Is there a known mathematical foundation to the concept of emergence? I'm researching many topics including emergence and chaos theory, and I cannot for the life of me find strictly mathematical treatments of the idea of emergence. Is there any form or field of mathematics that can predict the emergence of one equation from another, or from a set of equations? A simple analogy would be the "emergence" of a velocity equation by differentiating the position equation, and an acceleration equation from a velocity equation. More aptly, for example, is there any known way in which the Navier-Stokes equation can "emerge" from the equations of Schrödinger, Pauli or Dirac (or even the equations of QCD)? Some relatively "simple" transformation based upon, perhaps, a single parameter (ideally, maybe scale, energy, etc), that can change an equation from one integrative level to an equation from a higher/lower integrative level?
I realize this seems to be a hotly debated topic in some ways, but I cannot seem to find what I am looking for. My intuition for some reason says this may involve, among other ideas, fractional differential equations, Galois theory, fractal geometry, nested matrices, Fourier/Laplace transformations, that kind of thing. Deep down (despite my lack of formal mathematical education), I truly feel there HAS to be a relatively simple way in which equations can be transformed from small-scale dynamics to larger, emergent phenomena. Imagine having a transformation that could transform the Schrödinger equation smoothly through the Pauli equation, then the Dirac equation, on up through the Navier-Stokes equation (finally?) arriving at the Einstein Field Equations, all based upon a few (maybe even a single) parameter(s).
 A: There is no known way of deriving the Navier-Stokes equation from the Bolzmann equations.
There are attempts at putting emergence on a firm mathematical foundation in very wide generality. While the following introduces it only in the context of cellular automata, it generalises well to other domains: 
Robert S. MacKay.Space-time phases, page 387–426. London Mathematical Society Lecture Note Series. Cambridge University Press, 2013.
See also this paper for another method for quantifying emergence using shannon entropy:
ROBIN C. BALL, MARINA DIAKONOVA, and ROBERT S. MACKAY.Quantifying emergence in terms of persistent mutual information.Advancesin Complex Systems, 13(03):327–338, 2010.
A: There is no method (known) in full generality.  The does exist a huge amount of literature, mainly in physics, on deriving the equations of continuous or "large" systems as a statistical mechanics limit of N-particle systems.

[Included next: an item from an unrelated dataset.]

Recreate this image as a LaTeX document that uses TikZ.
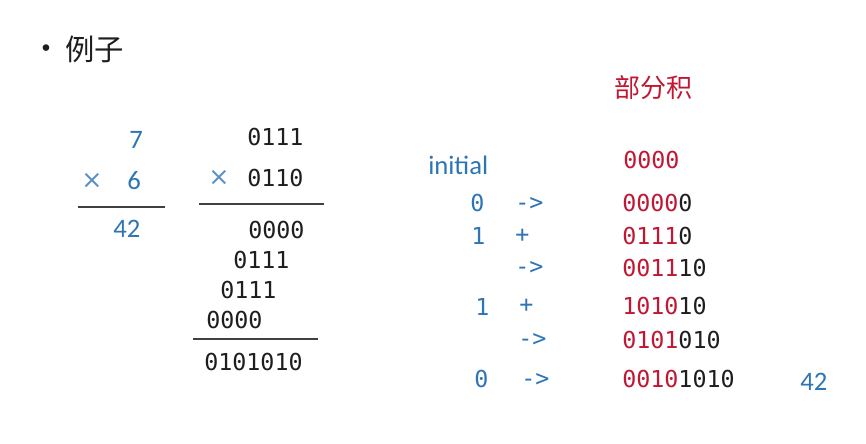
\documentclass[tikz,border=0pt]{standalone}
\usepackage{fontspec}
\setmainfont{Carlito}
\newfontfamily\cjk{Noto Sans CJK SC}
\newfontfamily\monof{DejaVu Sans Mono}
\newfontfamily\symf{DejaVu Sans}
\definecolor{tblue}{RGB}{46,117,182}
\definecolor{tred}{RGB}{192,24,52}
\definecolor{tblack}{RGB}{30,30,30}
\tikzset{
  mono/.style={anchor=west,inner sep=0pt,font=\monof\fontsize{17.5}{19}\selectfont,text=tblack},
  bmono/.style={mono,text=tblue},
  bsans/.style={anchor=west,inner sep=0pt,font=\fontsize{20}{22}\selectfont,text=tblue},
  times/.style={anchor=west,inner sep=0pt,font=\symf\fontsize{19}{21}\selectfont,text=tblue!80},
  rule/.style={line width=0.9pt,draw=black!75},
}
\begin{document}
\begin{tikzpicture}[x=0.75pt,y=-0.75pt]
\useasboundingbox (0,0) rectangle (866,443);
% title
\node[anchor=west,inner sep=0pt,font=\symf\fontsize{17}{19}\selectfont,text=tblack] (bul) at (39,51) {•};
\node[anchor=west,inner sep=0pt,font=\cjk\fontsize{22}{24}\selectfont,text=tblack] (title) at (65,49) {例子};
\node[anchor=west,inner sep=0pt,font=\cjk\fontsize{19.5}{21}\selectfont,text=tred] (pp) at (614,88) {部分积};
% decimal
\node[bsans] (d7) at (129,140) {7};
\node[times] (dx) at (81,181) {×};
\node[bsans] (d6) at (127,181) {6};
\node[bsans] (d42) at (113,229) {42};
\coordinate (l1a) at (78,207); \coordinate (l1b) at (165,207);
\draw[rule] (l1a) -- (l1b);
% binary
\node[mono] (b1) at (247,137) {0111};
\node[times] (bx) at (208,178) {×};
\node[mono] (b2) at (247,178) {0110};
\coordinate (l2a) at (199,204); \coordinate (l2b) at (324,204);
\draw[rule] (l2a) -- (l2b);
\node[mono] (p1) at (248,230) {0000};
\node[mono] (p2) at (233,260) {0111};
\node[mono] (p3) at (220,290) {0111};
\node[mono] (p4) at (206,320) {0000};
\coordinate (l3a) at (193,339); \coordinate (l3b) at (318,339);
\draw[rule] (l3a) -- (l3b);
\node[mono] (res) at (204,362) {0101010};
% right side
\node[bsans] (init) at (428,165) {initial};
\node[mono] (r0) at (623,160) {\color{tred}0000};
\node[bmono] (s1a) at (470,203) {0};
\node[bmono] (s1b) at (515,204) {->};
\node[mono] (r1) at (622,203) {{\color{tred}0000}0};
\node[bmono] (s2a) at (471,236) {1};
\node[bmono] (s2b) at (515,236) {+};
\node[mono] (r2) at (622,236) {{\color{tred}0111}0};
\node[bmono] (s3b) at (515,268) {->};
\node[mono] (r3) at (622,268) {{\color{tred}0011}10};
\node[bmono] (s4a) at (475,307) {1};
\node[bmono] (s4b) at (519,306) {+};
\node[mono] (r4) at (622,306) {{\color{tred}1010}10};
\node[bmono] (s5b) at (518,340) {->};
\node[mono] (r5) at (622,340) {{\color{tred}0101}010};
\node[bmono] (s6a) at (474,379) {0};
\node[bmono] (s6b) at (521,380) {->};
\node[mono] (r6) at (622,379) {{\color{tred}0010}1010};
\node[bsans] (f42) at (800,382) {42};
\end{tikzpicture}
\end{document}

Emergence usually means something broader than reduction of macroscopic equations to microscopic ones.  The idea more is different is that phenomena and quantities that describe a large system can be qualitatively different than those useful for the description of its microscopic building blocks, and knowing the lower level completely is not always sufficient to understand the higher level.
A: I am reading https://arxiv.org/abs/1904.03424 "Emergence via non-existence of averages" and it mentions Berger's emergence and evelops a pointwise emergence and this article contains statement ([10] is reference to Berger article):

we note that “emergence” is one of the most important concepts in
complexity science [34], but had no rigorous formulation before [10]
appeared

that suggests that such mathematical theory of emergence has been made at last.
I will expand my answer a bit later after reading the article.